Speculation is mounting that Switzerland’s main telecommunications operator, Swisscom, will shortly announce a merger with Telekom Austria (TA).
On Tuesday, Swisscom confirmed for the first time that it had held talks on a “potential merger”.
A terse statement said that after a request of the Austrian takeover commission, Swisscom was confirming that it had held talks with Austria’s privatisation agency, OeIAG, and TA.
Swisscom, which has long courted Telekom Austria, commented that no decision had yet been made regarding acquisition of shares or an offer to TA shareholders.
The Swiss company, which has cash to spare, has been interested in its Austrian peer for years but political hurdles in Austria and disagreements over the purchasing price have prevented any deal from going forward.
A Swiss analyst told swissinfo that Swisscom had indicated it was unlikely to target other companies for acquisition, signalling a “high interest level” in Telekom Austria.

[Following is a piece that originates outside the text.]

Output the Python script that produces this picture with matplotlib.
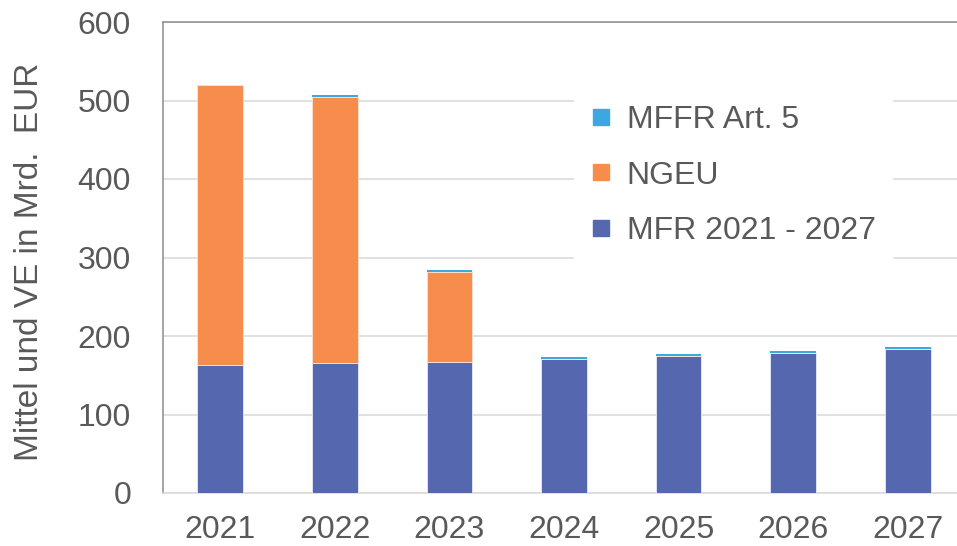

But he made it clear it was premature to make a firm statement without knowing details of any possible transaction.
“I guess the benefit is that [Swisscom] would be a stronger company and have a larger geographic footprint to play in. It probably ensures the company’s survival better than if such an acquisition were not made,” the analyst said.
“Ten to 15 years from now, we could expect that many of the smaller incumbent telephony operations in Europe might disappear, simply because of the demands of having large economies of scale,” he added.
The share price of Telekom Austria has risen steadily over the past few months, and in particular over the past few days, with the markets betting that a deal might be in sight.
The OeIAG agency has commented that a sale to Swisscom is one of two options for disposing of the state’s 47.2 per cent stake in the country’s top telecoms operator.
The disposal, part of plans by Austria’s centre-right government to privatise state holdings, has met with opposition from unions, the Social Democrats and even some members of the two government parties.
An Austrian politician on Tuesday said he could not support the sale of TA to Swisscom, since the latter is majority owned by the Swiss government.
But the increased value of the share price is seen as lending support to those who want to sell off the company at the highest possible price.
The Austrian privatisation agency has said it is considering an initial sale of 17 per cent over the Vienna bourse, with the rest to follow later, or a sale to a strategic partner.
“In this regard, talks have been held with Swisscom,” a statement said.
It did not clarify whether the talks were about a 17 per cent stake or more.
The agency’s supervisory board is due to discuss the possibility of a sale to Swisscom when it meets on Sunday.
Swisscom has insisted it is only interested in buying a majority stake in TA, although it would buy a minority stake initially if it received a guarantee that it could obtain a majority at a later date.
Reuters news agency, quoting sources close to the talks, reported on Wednesday that Swisscom was offering between €15 and €16 per Telekom share, a premium of ten to 17 per cent over Tuesday’s closing price of €13.63.
This is roughly what the Austrian privatisation agency has said would represent a fair price.
Faced with limited growth opportunities in its highly regulated home market, Swisscom last year offered €11 per share but was turned down by the OeIAG, which at the time wanted at least €13 a share.
swissinfo with agencies
The Swiss government owns 62.7% of Swisscom, but has said it would like to reduce its stake.
First-half net profit at Swisscom fell by 20% to SFr757 million. The sale of loss-making German mobile phone company, debitel, hit the bottom line.
Telekom Austria is the biggest stock traded on the Vienna bourse.
Swisscom has confirmed it has held “merger talks” with Telekom Austria.
The Swiss operator has had its eye on the Austrian operator for years.
Austria’s privatisation agency, OeIAG, is charged with selling the state’s 47.2% stake in Telekom Austria by late 2006.
Unions and some politicians in Austria oppose any possible sale to Swisscom, fearing job cuts and a weakening of Austria’s competitiveness.